Betting against Apple may seem like a bad idea today, but at the time, CurrentC was being pushed by another retail behemoth — Walmart. Target was also an early member, along with a number of fast food and retail chains.
MCX was a powerful group that offered many attractive benefits to retailers tired of paying credit card fees while getting locked out of valuable customer data.
One of the problems was that MCX demanded exclusivity. They were not willing to compete with Apple Pay on the same terminals — despite the fact that terminals capable of handling one vendor could also handle the other. Perhaps the bigger problem was that MCX required its members to sign on for two years, and there were penalties for opting out of the contract early.

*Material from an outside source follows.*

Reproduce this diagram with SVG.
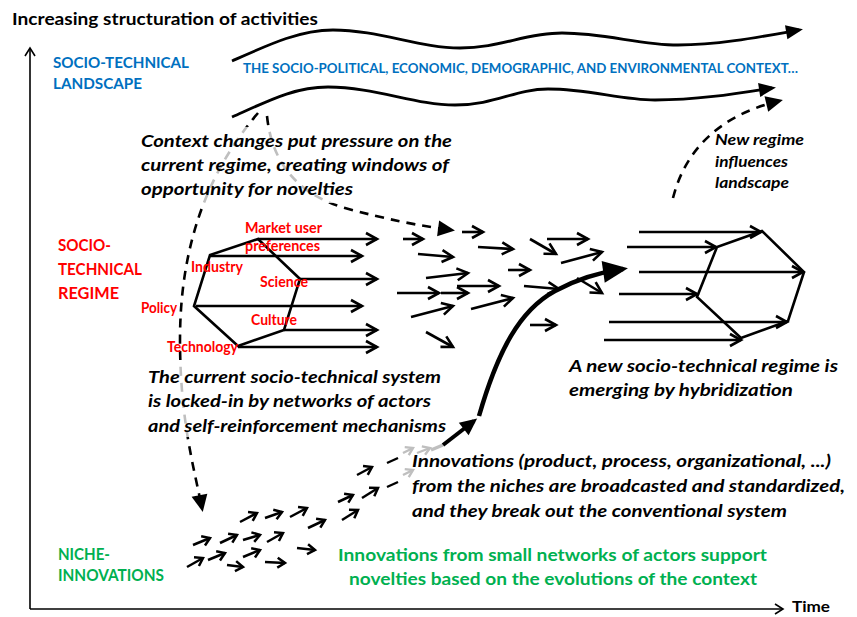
<svg xmlns="http://www.w3.org/2000/svg" width="857" height="617" viewBox="0 0 857 617">
<style>
.t{font-family:Lato,"Liberation Sans",sans-serif;font-weight:bold}
.i{font-style:italic}
.k{fill:#000}
.blue{fill:#0070C0}
.red{fill:#FF0000}
.green{fill:#00B050}
.ln{stroke:#000;stroke-width:2.8;fill:none}
.na{stroke:#000;stroke-width:2.5;fill:none;marker-end:url(#chs)}
.ra{stroke:#000;stroke-width:2.6;fill:none;marker-end:url(#ch)}
.dash{stroke-width:2.6;fill:none;stroke-dasharray:9 7}
</style>
<defs>
<marker id="ch" markerUnits="userSpaceOnUse" markerWidth="30" markerHeight="30" orient="auto" refX="0" refY="0" viewBox="-15 -15 30 30" overflow="visible">
<path d="M-11,-6 L0,0 L-11,6" fill="none" stroke="#000" stroke-width="2.6"/>
</marker>
<marker id="chs" markerUnits="userSpaceOnUse" markerWidth="20" markerHeight="20" orient="auto" refX="0" refY="0" viewBox="-10 -10 20 20" overflow="visible">
<path d="M-7.5,-5 L0,0 L-7.5,5" fill="none" stroke="#000" stroke-width="2.5"/>
</marker>
<marker id="chg" markerUnits="userSpaceOnUse" markerWidth="20" markerHeight="20" orient="auto" refX="0" refY="0" viewBox="-10 -10 20 20" overflow="visible">
<path d="M-7,-4.5 L0,0 L-7,4.5" fill="none" stroke="#bfbfbf" stroke-width="2.4"/>
</marker>
<marker id="axh" markerUnits="userSpaceOnUse" markerWidth="20" markerHeight="20" orient="auto" refX="0" refY="0" viewBox="-10 -10 20 20" overflow="visible">
<path d="M-8,-5 L0,0 L-8,5" fill="none" stroke="#000" stroke-width="1.6"/>
</marker>
<marker id="tri" markerUnits="userSpaceOnUse" markerWidth="40" markerHeight="40" orient="auto" refX="0" refY="0" viewBox="-20 -20 40 40" overflow="visible">
<path d="M-13,-7 L4,0 L-13,7 Z" fill="#000"/>
</marker>
<marker id="trim" markerUnits="userSpaceOnUse" markerWidth="40" markerHeight="40" orient="auto" refX="0" refY="0" viewBox="-20 -20 40 40" overflow="visible">
<path d="M-13,-8 L4,0 L-13,8 Z" fill="#000"/>
</marker>
<marker id="trib" markerUnits="userSpaceOnUse" markerWidth="60" markerHeight="60" orient="auto" refX="0" refY="0" viewBox="-30 -30 60 60" overflow="visible">
<path d="M-20,-11 L5,0 L-20,11 Z" fill="#000"/>
</marker>
<clipPath id="outTxt">
<path clip-rule="evenodd" d="M0,0H857V617H0Z M135,127H462V203H135Z M140,365H455V437H140Z"/>
</clipPath>
<clipPath id="inTxt">
<rect x="135" y="127" width="327" height="76"/>
<rect x="140" y="365" width="315" height="72"/>
</clipPath>
</defs>

<g id="axes">
<line x1="30" y1="609" x2="30" y2="48" stroke="#000" stroke-width="1.6" marker-end="url(#axh)"/>
<line x1="30" y1="609" x2="783" y2="609" stroke="#000" stroke-width="1.6" marker-end="url(#axh)"/>
<text class="t k" x="12" y="25" font-size="17.5" textLength="306" lengthAdjust="spacingAndGlyphs">Increasing structuration of activities</text>
<text class="t k" x="792" y="612" font-size="16" textLength="38" lengthAdjust="spacingAndGlyphs">Time</text>
</g>

<g id="connectors">
<g clip-path="url(#outTxt)">
<path class="dash" stroke="#000" marker-end="url(#trim)" d="M258,113 C205,175 180,250 180,340 C180,420 194,468 202,508"/>
<path class="dash" stroke="#000" marker-end="url(#trim)" d="M267,116 C272,165 300,195 345,208 C385,219 420,226 451,230"/>
</g>
<g clip-path="url(#inTxt)">
<path class="dash" stroke="#bfbfbf" d="M258,113 C205,175 180,250 180,340 C180,420 194,468 202,508"/>
<path class="dash" stroke="#bfbfbf" d="M267,116 C272,165 300,195 345,208 C385,219 420,226 451,230"/>
</g>
<path class="dash" stroke="#000" marker-end="url(#trim)" d="M673,198 C685,150 720,115 779,101"/>
<line x1="387" y1="463" x2="398" y2="458" stroke="#000" stroke-width="2.4"/>
<line x1="387" y1="487" x2="398" y2="482" stroke="#000" stroke-width="2.4"/>
<line x1="403" y1="453" x2="413" y2="448" stroke="#bfbfbf" stroke-width="2.4" marker-end="url(#chg)"/>
<line x1="417" y1="453" x2="430" y2="448" stroke="#bfbfbf" stroke-width="2.4" marker-end="url(#chg)"/>
<line x1="403" y1="475" x2="413" y2="470" stroke="#bfbfbf" stroke-width="2.4" marker-end="url(#chg)"/>
<line x1="431" y1="450" x2="443" y2="445" stroke="#bfbfbf" stroke-width="3.5"/>
<line x1="443" y1="445" x2="474" y2="421" stroke="#000" stroke-width="4" marker-end="url(#trim)"/>
<path d="M479,416 C498,350 520,310 555,291 C575,280 595,273 623,269" fill="none" stroke="#000" stroke-width="4.5" marker-end="url(#trib)"/>
</g>

<g id="landscape-label">
<text class="t blue" x="53" y="68" font-size="16" textLength="136" lengthAdjust="spacingAndGlyphs">SOCIO-TECHNICAL</text>
<text class="t blue" x="53" y="89" font-size="16" textLength="89" lengthAdjust="spacingAndGlyphs">LANDSCAPE</text>
</g>

<g id="landscape">
<path class="ln" marker-end="url(#tri)" d="M232,61 C270,44 300,30 333,30 C378,30 420,48 460,48 C500,48 525,33 562,33 C605,33 640,45 678,45 C720,45 765,36 799,30"/>
<path class="ln" marker-end="url(#tri)" d="M232,117 C270,100 295,87 328,87 C375,87 415,105 455,105 C495,105 515,89 548,89 C590,89 620,100 655,100 C700,100 740,93 772,88"/>
<text class="t blue" x="243" y="73" font-size="14" textLength="555" lengthAdjust="spacingAndGlyphs">THE SOCIO-POLITICAL, ECONOMIC, DEMOGRAPHIC, AND ENVIRONMENTAL CONTEXT…</text>
</g>

<g id="regime-label">
<text class="t red" x="58" y="251" font-size="17" textLength="53" lengthAdjust="spacingAndGlyphs">SOCIO-</text>
<text class="t red" x="58" y="275" font-size="17" textLength="84" lengthAdjust="spacingAndGlyphs">TECHNICAL</text>
<text class="t red" x="58" y="299" font-size="17" textLength="61" lengthAdjust="spacingAndGlyphs">REGIME</text>
</g>

<g id="current-regime">
<polygon points="258,239 210,255 194,306 238,346 284,330 300,279" fill="none" stroke="#000" stroke-width="2.6"/>
<line class="ra" x1="258" y1="239" x2="377" y2="239"/>
<line class="ra" x1="210" y1="256" x2="362" y2="256"/>
<line class="ra" x1="300" y1="279" x2="377" y2="279"/>
<line class="ra" x1="196" y1="306" x2="362" y2="306"/>
<line class="ra" x1="284" y1="330" x2="377" y2="330"/>
<line class="ra" x1="238" y1="347" x2="377" y2="347"/>
<text class="t red" x="245" y="233" font-size="14.5" textLength="77" lengthAdjust="spacingAndGlyphs">Market user</text>
<text class="t red" x="245" y="251" font-size="14.5" textLength="75" lengthAdjust="spacingAndGlyphs">preferences</text>
<text class="t red" x="191" y="272" font-size="14.5" textLength="52" lengthAdjust="spacingAndGlyphs">Industry</text>
<text class="t red" x="260" y="287" font-size="14.5" textLength="48" lengthAdjust="spacingAndGlyphs">Science</text>
<text class="t red" x="141" y="313" font-size="14.5" textLength="36" lengthAdjust="spacingAndGlyphs">Policy</text>
<text class="t red" x="251" y="325" font-size="14.5" textLength="46" lengthAdjust="spacingAndGlyphs">Culture</text>
<text class="t red" x="167" y="352" font-size="14.5" textLength="71" lengthAdjust="spacingAndGlyphs">Technology</text>
</g>

<g id="regime-flow">
<line class="ra" x1="403" y1="239" x2="423" y2="239"/>
<line class="ra" x1="462" y1="232" x2="483" y2="232"/>
<line class="ra" x1="478" y1="247" x2="513" y2="249"/>
<line class="ra" x1="530" y1="239" x2="556" y2="254"/>
<line class="ra" x1="547" y1="239" x2="588" y2="239"/>
<line class="ra" x1="418" y1="254" x2="453" y2="257"/>
<line class="ra" x1="561" y1="263" x2="602" y2="252"/>
<line class="ra" x1="508" y1="270" x2="530" y2="270"/>
<line class="ra" x1="426" y1="278" x2="468" y2="273"/>
<line class="ra" x1="457" y1="286" x2="499" y2="286"/>
<line class="ra" x1="397" y1="293" x2="439" y2="293"/>
<line class="ra" x1="441" y1="293" x2="468" y2="293"/>
<line class="ra" x1="524" y1="286" x2="559" y2="289"/>
<line class="ra" x1="577" y1="278" x2="602" y2="293"/>
<line class="ra" x1="411" y1="317" x2="453" y2="306"/>
<line class="ra" x1="471" y1="309" x2="513" y2="298"/>
<line class="ra" x1="530" y1="325" x2="556" y2="325"/>
<line class="ra" x1="426" y1="332" x2="453" y2="347"/>
</g>

<g id="new-regime">
<polygon points="762,231 717,247 697,297 741,338 788,321 804,272" fill="none" stroke="#000" stroke-width="2.6"/>
<line class="ra" x1="639" y1="232" x2="761" y2="232"/>
<line class="ra" x1="627" y1="247" x2="716" y2="247"/>
<line class="ra" x1="639" y1="272" x2="803" y2="272"/>
<line class="ra" x1="619" y1="294" x2="697" y2="294"/>
<line class="ra" x1="609" y1="322" x2="787" y2="322"/>
<line class="ra" x1="604" y1="340" x2="741" y2="340"/>
</g>

<g id="niche-label">
<text class="t green" x="58" y="560" font-size="17" textLength="52" lengthAdjust="spacingAndGlyphs">NICHE-</text>
<text class="t green" x="58" y="581" font-size="17" textLength="106" lengthAdjust="spacingAndGlyphs">INNOVATIONS</text>
</g>

<g id="niche-arrows">
<line class="na" x1="187" y1="567" x2="203" y2="558"/>
<line class="na" x1="193" y1="545" x2="210" y2="538"/>
<line class="na" x1="208" y1="560" x2="225" y2="553"/>
<line class="na" x1="220" y1="543" x2="237" y2="535"/>
<line class="na" x1="227" y1="565" x2="243" y2="567"/>
<line class="na" x1="240" y1="522" x2="257" y2="513"/>
<line class="na" x1="243" y1="540" x2="260" y2="535"/>
<line class="na" x1="243" y1="557" x2="260" y2="550"/>
<line class="na" x1="265" y1="518" x2="282" y2="512"/>
<line class="na" x1="267" y1="542" x2="283" y2="533"/>
<line class="na" x1="265" y1="562" x2="285" y2="563"/>
<line class="na" x1="290" y1="517" x2="307" y2="508"/>
<line class="na" x1="297" y1="548" x2="315" y2="550"/>
<line class="na" x1="308" y1="528" x2="325" y2="520"/>
<line class="na" x1="338" y1="502" x2="353" y2="495"/>
<line class="na" x1="342" y1="520" x2="358" y2="510"/>
<line class="na" x1="357" y1="475" x2="372" y2="467"/>
<line class="na" x1="362" y1="498" x2="378" y2="488"/>
</g>

<g id="text-context">
<text class="t i k" x="141" y="147" font-size="17.5" textLength="311" lengthAdjust="spacingAndGlyphs">Context changes put pressure on the</text>
<text class="t i k" x="141" y="171" font-size="17.5" textLength="308" lengthAdjust="spacingAndGlyphs">current regime, creating windows of</text>
<text class="t i k" x="141" y="195" font-size="17.5" textLength="212" lengthAdjust="spacingAndGlyphs">opportunity for novelties</text>
</g>

<g id="text-locked">
<text class="t i k" x="148" y="383" font-size="17.5" textLength="293" lengthAdjust="spacingAndGlyphs">The current socio-technical system</text>
<text class="t i k" x="148" y="407" font-size="17.5" textLength="283" lengthAdjust="spacingAndGlyphs">is locked-in by networks of actors</text>
<text class="t i k" x="148" y="432" font-size="17.5" textLength="298" lengthAdjust="spacingAndGlyphs">and self-reinforcement mechanisms</text>
</g>

<g id="text-new-regime">
<text class="t i k" x="569" y="372" font-size="17.5" textLength="269" lengthAdjust="spacingAndGlyphs">A new socio-technical regime is</text>
<text class="t i k" x="569" y="396" font-size="17.5" textLength="224" lengthAdjust="spacingAndGlyphs">emerging by hybridization</text>
</g>

<g id="text-influences">
<text class="t i k" x="715" y="145" font-size="16" textLength="89" lengthAdjust="spacingAndGlyphs">New regime</text>
<text class="t i k" x="715" y="167" font-size="16" textLength="73" lengthAdjust="spacingAndGlyphs">influences</text>
<text class="t i k" x="715" y="188" font-size="16" textLength="74" lengthAdjust="spacingAndGlyphs">landscape</text>
</g>

<g id="text-broadcast">
<text class="t i k" x="412" y="467" font-size="17.5" textLength="419" lengthAdjust="spacingAndGlyphs">Innovations (product, process, organizational, ...)</text>
<text class="t i k" x="412" y="492" font-size="17.5" textLength="433" lengthAdjust="spacingAndGlyphs">from the niches are broadcasted and standardized,</text>
<text class="t i k" x="412" y="517" font-size="17.5" textLength="375" lengthAdjust="spacingAndGlyphs">and they break out the conventional system</text>
</g>

<g id="text-niche">
<text class="t green" x="338" y="561" font-size="17.5" textLength="429" lengthAdjust="spacingAndGlyphs">Innovations from small networks of actors support</text>
<text class="t green" x="349" y="585" font-size="17.5" textLength="408" lengthAdjust="spacingAndGlyphs">novelties based on the evolutions of the context</text>
</g>
</svg>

CVS raised the ire of Apple Pay enthusiasts early on because they actually took Apple Pay for the first few days. Early adopters were unsure if all NFC terminals could accept Apple Pay. CVS was one of the first non-launch partners that definitively answered that question in the affirmative.
Only days into their adoption of NFC terminals, CVS taught consumers another lesson about Apple Pay. It could be turned off by any retailer who didn’t want to accept it — and that is exactly what happened. CVS locked out Apple Pay, and angered many customers to the point of them switching to sector rival, Walgreens. Walgreens had been an Apple Pay partner from the beginning.
While Walmart and Target are still holdouts, CurrentC has lost many of its retail partners. Apple announced earlier this year that 7-Eleven will soon be joining CVS in accepting Apple Pay.